Arnavutköy Terkos ve Sazlıbosna gölünde misina ağ denetimleri hız kesmeden sürüyor. Balıkçıların yasak olmasına rağmen su ürünleri avında kullanılan, hayalet ağ olarak da bilinen misina ağları toplanmaya devam ediliyor.
Arnavutköy İlçe Gıda Tarım ve Hayvancılık Müdürlüğü Su Ürünleri Kontrol Görevlileri ile Orman ve Su İşleri Bakanlığı İstanbul Şube görevlileri ve Fahri Av Müfettişlerinin ortaklaşa gerçekleştirdiği denetimde 11.000 metre misina, 500 metre fanyalı ağlar ve 31 adet pinter ağ göl çevresinde bulundu.
40 Günde Metrelerce Ağa El Konuldu
Toplanan ağlara 1380 sayılı kanun kapsamına göre, el konuldu. Ağlar içerisinden çıkan 6 adet Yayın balığı, 13 Tatlı Su Levreği, 25 adet Sazan, 12 adet Çapak, 4 adet Turna, 25 adet Kadife balığı suya salınmıştır.

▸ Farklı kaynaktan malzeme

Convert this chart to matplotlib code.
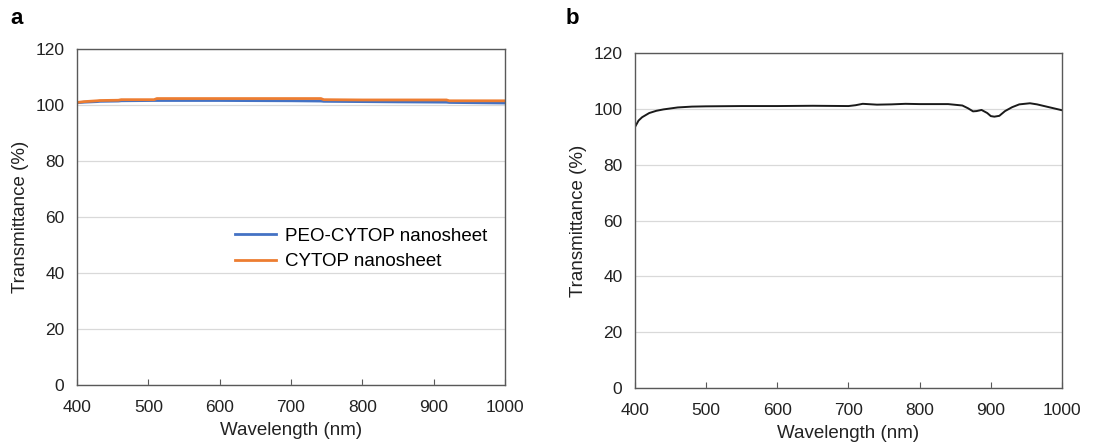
import matplotlib.pyplot as plt

plt.rcParams['font.family'] = ['Liberation Sans', 'DejaVu Sans']

# Panel a: transmittance of the two nanosheets
wl_a = [400, 410, 428, 432, 458, 462, 508, 512, 600, 700, 742, 746, 800, 850, 918, 922, 960, 1000]
peo_cytop = [100.8, 101.0, 101.2, 101.3, 101.4, 101.5, 101.6, 101.6, 101.6, 101.5, 101.4, 101.3, 101.2, 101.1, 101.0, 100.9, 100.8, 100.7]
cytop = [100.9, 101.2, 101.5, 101.6, 101.7, 101.9, 101.9, 102.3, 102.3, 102.3, 102.3, 101.9, 101.8, 101.8, 101.8, 101.5, 101.5, 101.5]

# Panel b: single transmittance spectrum
wl_b = [400, 405, 410, 420, 430, 440, 460, 480, 500, 550, 600, 650, 700, 710, 720, 740, 760, 780, 800,
        820, 840, 860, 868, 875, 880, 887, 895, 900, 905, 912, 920, 930, 940, 955, 965, 980, 990, 1000]
trans_b = [93.5, 95.8, 97.0, 98.5, 99.3, 99.8, 100.5, 100.8, 100.9, 101.0, 101.0, 101.1, 101.0, 101.3, 101.8, 101.5, 101.6, 101.8, 101.7,
           101.7, 101.7, 101.2, 100.2, 99.1, 99.2, 99.6, 98.5, 97.4, 97.2, 97.5, 99.2, 100.6, 101.6, 102.0, 101.6, 100.7, 100.1, 99.5]

fig = plt.figure(figsize=(11.03, 4.47), dpi=100)
ax_a = fig.add_axes([0.0698, 0.1387, 0.388, 0.7517])
ax_b = fig.add_axes([0.5757, 0.1320, 0.3871, 0.7494])

ax_a.plot(wl_a, peo_cytop, color='#4472C4', lw=2.0, label='PEO-CYTOP nanosheet')
ax_a.plot(wl_a, cytop, color='#ED7D31', lw=2.0, label='CYTOP nanosheet')
ax_b.plot(wl_b, trans_b, color='#1a1a1a', lw=1.4)

for ax in (ax_a, ax_b):
    ax.set_xlim(400, 1000)
    ax.set_ylim(0, 120)
    ax.set_xticks(range(400, 1001, 100))
    ax.set_yticks(range(0, 121, 20))
    ax.grid(axis='y', color='#d9d9d9', lw=0.9)
    ax.set_axisbelow(True)
    for s in ax.spines.values():
        s.set_color('#595959')
        s.set_linewidth(1.0)
    ax.tick_params(axis='x', direction='in', length=4, color='#595959', labelsize=12.5, pad=11, labelcolor='#222222')
    ax.tick_params(axis='y', length=0, labelsize=12.5, pad=9, labelcolor='#222222')
    ax.set_xlabel('Wavelength (nm)', fontsize=13.5, color='#222222', labelpad=5)
    ax.set_ylabel('Transmittance (%)', fontsize=13.5, color='#222222', labelpad=5)

ax_a.legend(loc='center left', bbox_to_anchor=(0.369, 0.405), frameon=False, fontsize=13.5,
            borderpad=0, borderaxespad=0, handlelength=2.2, handletextpad=0.45, labelspacing=0.45)

fig.text(0.009, 0.958, 'a', fontsize=16, fontweight='bold', va='center')
fig.text(0.513, 0.958, 'b', fontsize=16, fontweight='bold', va='center')

fig.savefig('out.png', dpi=100)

Denetimlerde 40 gün süre içerisinde 23.000 misina ağı, 500 metre fanyalı ağı, 31 adet printer ağa el konuldu. Yasak olmasına rağmen balık avcılarının su ürünleri avında kullanılmış olduğu misina ağlar Arnavutköy Terkos Gölü ve Sazlıbosna Gölü içinde yaşayan canlılara zarar vererek ekolojik dengeyi bozuyor. Ayrıca göl içerisindeki bitki ve canlıların ölümüne sebebiyet veriyor. Misina ağların yaklaşık 300 yıl gölüm içerisinde çürümediği ve canlılara zarar verdiği biliniyor.

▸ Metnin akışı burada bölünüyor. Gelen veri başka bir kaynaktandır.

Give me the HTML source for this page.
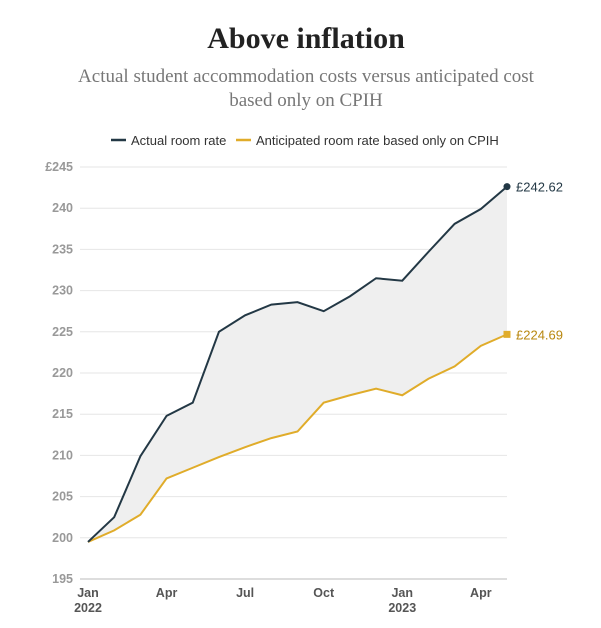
<!DOCTYPE html>
<html><head><meta charset="utf-8"><style>
body{margin:0;background:#fff;width:601px;height:623px;overflow:hidden}
svg text{font-family:"Liberation Sans",sans-serif}
</style></head><body>
<svg width="601" height="623">
<text x="306" y="48" text-anchor="middle" style="font-family:'Liberation Serif',serif;font-weight:bold;font-size:30px" fill="#222">Above inflation</text>
<text x="306" y="82" text-anchor="middle" style="font-family:'Liberation Serif',serif;font-size:19px" fill="#777">Actual student accommodation costs versus anticipated cost</text>
<text x="306" y="106" text-anchor="middle" style="font-family:'Liberation Serif',serif;font-size:19px" fill="#777">based only on CPIH</text>
<g>
<line x1="111" y1="140" x2="126" y2="140" stroke="#233845" stroke-width="2.5"/>
<text x="131" y="145" font-size="13" fill="#333">Actual room rate</text>
<line x1="236" y1="140" x2="251" y2="140" stroke="#e0ac2a" stroke-width="2.5"/>
<text x="256" y="145" font-size="13" fill="#333">Anticipated room rate based only on CPIH</text>
</g>
<g id="plot"></g>
</svg>
<script>
const months=["Jan","Feb","Mar","Apr","May","Jun","Jul","Aug","Sep","Oct","Nov","Dec","Jan","Feb","Mar","Apr","May"];
const actual=[199.5,202.5,209.9,214.8,216.4,225.0,227.0,228.3,228.6,227.5,229.3,231.5,231.2,234.7,238.1,239.9,242.62];
const anticipated=[199.5,200.9,202.8,207.2,208.5,209.8,211.0,212.1,212.9,216.4,217.3,218.1,217.3,219.3,220.8,223.3,224.69];
const yTicks=[195,200,205,210,215,220,225,230,235,240,245];
const xTickIdx=[0,3,6,9,12,15];
const xTickLabels=["Jan","Apr","Jul","Oct","Jan","Apr"];
const yearLabels=[[0,"2022"],[12,"2023"]];
const NS="http://www.w3.org/2000/svg";
const g=document.getElementById('plot');
const X=i=>88+i*(507-88)/16;
const Y=v=>579-(v-195)*(579-167)/50;
function mk(t,a,p){const e=document.createElementNS(NS,t);for(const k in a)e.setAttribute(k,a[k]);(p||g).appendChild(e);return e;}
yTicks.forEach((v,i)=>{
 const l=mk('line',{x1:80,x2:507,y1:Y(v),y2:Y(v),stroke:i==0?'#bbb':'#e6e6e6','stroke-width':1});
 
 
 const t=mk('text',{x:73,y:Y(v)+4,'text-anchor':'end','font-size':12.5,fill:'#999','font-weight':'bold'});
 t.textContent=(i==yTicks.length-1?'£':'')+v;
 
 
});
xTickIdx.forEach((idx,i)=>{
 const t=mk('text',{x:X(idx),y:597,'text-anchor':'middle','font-size':12.5,fill:'#555','font-weight':'bold'});
 t.textContent=xTickLabels[i];
 
 
});
yearLabels.forEach(([idx,s])=>{
 const t=mk('text',{x:X(idx),y:612,'text-anchor':'middle','font-size':12.5,fill:'#555','font-weight':'bold'});
 t.textContent=s;
 
 
});
const pa=actual.map((v,i)=>X(i)+','+Y(v));
const pb=anticipated.map((v,i)=>X(i)+','+Y(v));
const area=mk('polygon',{points:pa.concat(pb.slice().reverse()).join(' '),fill:'#efefef'});


const lb=mk('polyline',{points:pb.join(' '),fill:'none',stroke:'#e0ac2a','stroke-width':2});


const la=mk('polyline',{points:pa.join(' '),fill:'none',stroke:'#233845','stroke-width':2});


const n=actual.length-1;
const ea=mk('circle',{cx:X(n),cy:Y(actual[n]),r:3.5,fill:'#233845'});


const eb=mk('rect',{x:X(n)-3.5,y:Y(anticipated[n])-3.5,width:7,height:7,fill:'#e0ac2a'});


const ta=mk('text',{x:X(n)+9,y:Y(actual[n])+5,'font-size':13,fill:'#233845'});
ta.textContent='£'+actual[n].toFixed(2);


const tb=mk('text',{x:X(n)+9,y:Y(anticipated[n])+5,'font-size':13,fill:'#b8870f'});
tb.textContent='£'+anticipated[n].toFixed(2);


</script>
</body></html>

Misina 300 Yıl Göl İçerisinde Çürümüyor
Arnavutköy Avcılar Atıcılar ve Amatör Balıkçılar kulübü derneği Olcay Karabağ denetimler ve misina hakkında bilgi vererek, “Naylondan imal edilen misina avlanmak amacıyla suya atıldığında yırtılarak ya da koparak su içerisinde kalabilir ve 300 yıl çevre kirliliğine sebep olur. Suda kalan misina ya da parçaları akıntılı sularda zamanla birikerek akıntının önünde bir set oluştururlar ve akıntıyı yavaşlatarak yada keserek oluşturdukları setlere balıkların takılmasına neden olur. Balıkların yanı sıra diğer deniz canlılarının da bu sete takılmasına neden olur. Çürümesine ve suyun ve suyun kirlenmesine olarak su kirliliğini de yaratırlar. Kirli sularda balıkların yaşaması olanaksızdır. Misina ya da parçalarına takılan balıklarla beslenene canlılar misinaya takılan balıkları yemek için yaklaştıklarında kendileri de bu parçalara takılarak can verirler. Suya bağımlı olarak yaşayan ördek, su samuru, leylek, balıkçıl gibi canlıların canlıların boğularak veya açlıktan büyük ıstırap içinde ölmelerine neden olur. Bu nedenle düzenli olarak denetimler yapılır ve bu tür zararlı maddeler temizlenir” diyerek misinanın su canlıları için su canlılarına zararlarını belirtti.